‘Don’t vote for them’: BJP MLA’s remarks trigger fresh row | Latest News India | Times Of Ahmedabad

Bengaluru: Another Bharatiya Janata Party (BJP) leader in poll-bound Karnataka on Tuesday stoked a controversy by asking people not to vote for Muslim leaders, whom he likened to Tipu Sultan, the 18th century ruler of Mysore kingdom.

BJP legislator Basangouda Patil Yatnal invoked Tipu Sultan while addressing a rally in Vijayapura. (HT ARchives)
BJP legislator Basangouda Patil Yatnal invoked Tipu Sultan while addressing a rally in Vijayapura. (HT ARchives)

BJP legislator Basangouda Patil Yatnal invoked Tipu Sultan while addressing a rally in Vijayapura.

“All MLAs ask me, in your constituency there are one lakh Tipu Sultans (Muslim votes), how a Shivaji Maharaj’s descendant won from Bijapur,” Yatnal said in Kannada. “Going forward in Bijapur, none of the followers of Tipu Sultan will win.”

He added: “Even by mistake you should not cast your votes for Muslims.”

Karnataka will go to assembly elections this summer and over the past few months Tipu Sultan has taken the centre stage in political discourse in the state, with leaders from various parties invoking the 18th Mysore ruler in one way or another.

Earlier this month, BJP Karnataka president Nalin Kumar Kateel fanned a controversy saying the upcoming assembly elections was all about “Tipu versus Savarkar (the Hindutva ideologue)”.

Targeting the opposition Congress at a rally in Koppal district on February 9, Kateel said: “This (assembly) election is all about Tipu vs Savarkar. They (Congress) allowed celebrating Tipu Jayanti which is not required, and spoke disgracefully about Savarkar. I challenge (Congress leader and former CM) Siddaramaiah to discuss if our country needs a patriotic like Savarkar or Tipu.”

Another BJP leader and state’s higher education minister CN Ashwath Narayan earlier this month triggered a controversy saying Siddaramaiah should be “finished off” just like Tipu Sultan was.

He, however, later expressed regret over his statement after it faced backlash from several leaders. “What I meant by using the phrase was that we should ensure the defeat of the Congress in the next election. I don’t have any personal differences with Siddaramaiah. I have only political and ideological differences,” the minister said on February 16. “If he is hurt by my statement, I express regret.”

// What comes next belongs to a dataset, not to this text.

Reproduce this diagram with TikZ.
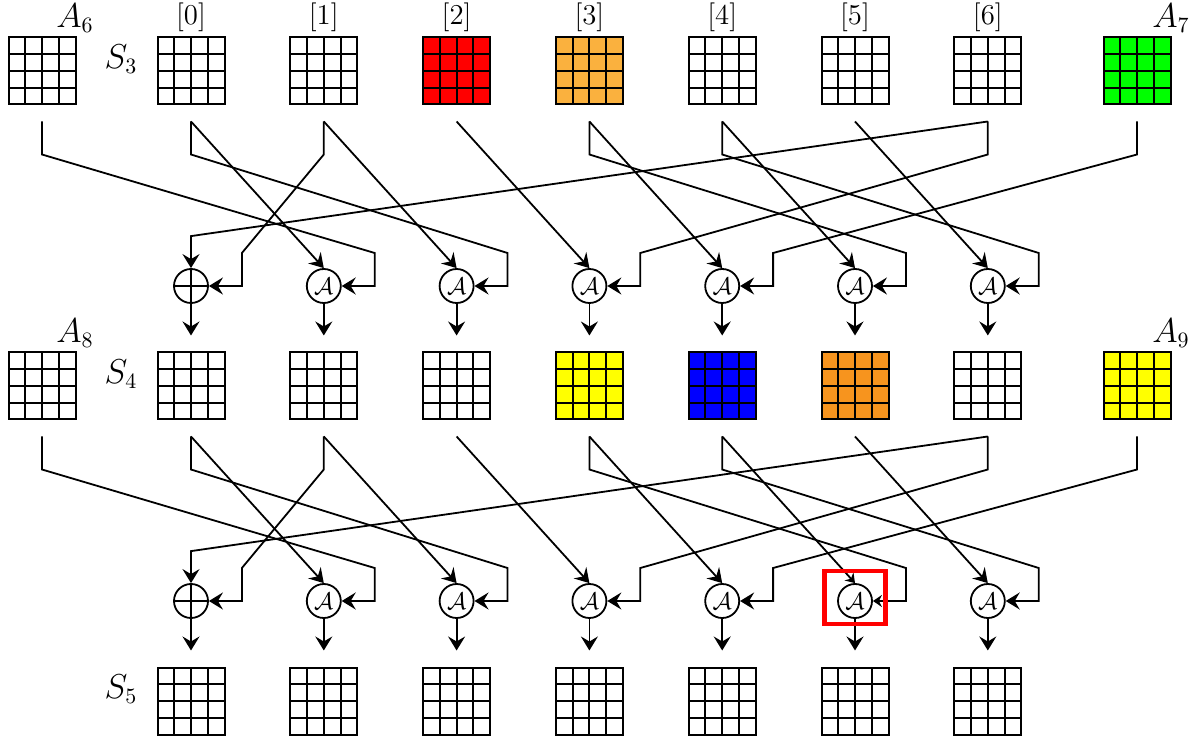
\documentclass[tikz,border=0pt]{standalone}
\usetikzlibrary{arrows.meta,calc}
\definecolor{stred}{RGB}{255,0,0}
\definecolor{storA}{RGB}{250,177,62}
\definecolor{storB}{RGB}{247,148,30}
\definecolor{stgreen}{RGB}{0,255,0}
\definecolor{styellow}{RGB}{255,255,0}
\definecolor{stblue}{RGB}{0,0,255}
\begin{document}
\begin{tikzpicture}[x=0.5pt,y=-0.5pt,
  state/.style={draw, line width=1pt, fill=white, minimum width=33.5pt, minimum height=33.5pt,
    inner sep=0pt, outer sep=0pt,
    path picture={
      \foreach \k in {1,2,3}{
        \draw[line width=1pt]
          ($(path picture bounding box.north west)!\k/4!(path picture bounding box.north east)$) --
          ($(path picture bounding box.south west)!\k/4!(path picture bounding box.south east)$)
          ($(path picture bounding box.north west)!\k/4!(path picture bounding box.south west)$) --
          ($(path picture bounding box.north east)!\k/4!(path picture bounding box.south east)$);
      }}},
  op/.style={circle, draw, line width=0.9pt, minimum size=17pt, inner sep=0pt,
    font=\fontsize{12}{14}\selectfont},
  arr/.style={line width=0.9pt, -{Stealth[length=7pt,width=8.5pt,inset=2.5pt]}},
  small tip/.style={-{Stealth[length=4.5pt,width=6pt,inset=1.5pt]}},
  hl1-5/.style={small tip},
  lab/.style={font=\fontsize{14.4}{17}\selectfont, inner sep=0pt},
  mlab/.style={font=\fontsize{16}{19}\selectfont, inner sep=0pt}]
\useasboundingbox (0,0) rectangle (1198,742);

% state rows S3, S4, S5
\foreach \i/\ca/\cb in {0/white/white, 1/white/white, 2/stred/white, 3/storA/styellow,
                        4/white/stblue, 5/white/storB, 6/white/white}{
  \node[state, fill=\ca] (g0-\i) at ({191+132.8*\i},71) {};
  \node[state, fill=\cb] (g1-\i) at ({191+132.8*\i},386) {};
  \node[state]           (g2-\i) at ({191+132.8*\i},701) {};
  \node[lab] (idx-\i) at ({191+132.8*\i},17) {[\i]};
}
% extra words A6..A9
\node[state]               (aL0) at (42,71) {};
\node[state, fill=stgreen] (aR0) at (1137,71) {};
\node[state]               (aL1) at (42,386) {};
\node[state, fill=styellow](aR1) at (1137,386) {};
\node[mlab] (lA6) at (75,18)   {$A_6$};
\node[mlab] (lA7) at (1171,18) {$A_7$};
\node[mlab] (lA8) at (75,333)  {$A_8$};
\node[mlab] (lA9) at (1171,333){$A_9$};
\node[mlab] (lS3) at (121,59)  {$S_3$};
\node[mlab] (lS4) at (121,374) {$S_4$};
\node[mlab] (lS5) at (121,689) {$S_5$};

\foreach \s/\n in {0/1,1/2}{
  % operation nodes
  \node[op] (c\s-0) at (191,{286+315*\s}) {};
  \draw[line width=0.9pt] (c\s-0.north) -- (c\s-0.south) (c\s-0.west) -- (c\s-0.east);
  \foreach \i in {1,...,6}{
    \node[op] (c\s-\i) at ({191+132.8*\i},{286+315*\s}) {$\mathcal{A}$};
  }
  % tap points below each state word
  \foreach \i in {0,...,6}{
    \coordinate (o\s-\i) at ($(g\s-\i.south)+(0,17)$);
  }
  \coordinate (o\s-aL) at ($(aL\s.south)+(0,17)$);
  \coordinate (o\s-aR) at ($(aR\s.south)+(0,17)$);
  % diagonal inputs
  \foreach \i [evaluate=\i as \p using int(\i-1)] in {1,...,6}{
    \draw[arr, hl\s-\i/.try] (o\s-\p) -- (c\s-\i.north);
  }
  \draw[arr] (o\s-6) -- ([yshift=16pt]c\s-0.north) -- (c\s-0.north);
  % side inputs
  \foreach \src/\dst in {aL/1, 0/2, 1/0, 6/3, aR/4, 3/5, 4/6}{
    \draw[arr, hl\s-\dst/.try] (o\s-\src) -- ++(0,33)
      -- ($(c\s-\dst.east)+(33,-33)$) -- ($(c\s-\dst.east)+(33,0)$) -- (c\s-\dst.east);
  }
  % outputs
  \foreach \i in {0,...,6}{
    \draw[arr] (c\s-\i.south) -- ([yshift=8.5pt]g\n-\i.north);
  }
}

% marked operation
\node[draw=stred, line width=2.4pt, minimum width=30.25pt, minimum height=26.5pt,
      inner sep=0pt] (mark) at (855,597.5) {};
\end{tikzpicture}
\end{document}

Meanwhile, the descendants of Tipu Sultan have slammed both BJP and the Congress for using his name and trying to polarise votes ahead of the elections. “While BJP is trying to project Tipu Sultan as a villain, the Congress is trying to project him as a hero to gain the votes of his admirers,” Sahebzada Mansoor Ali, the seventh-generation descendant of Tipu Sultan, had said.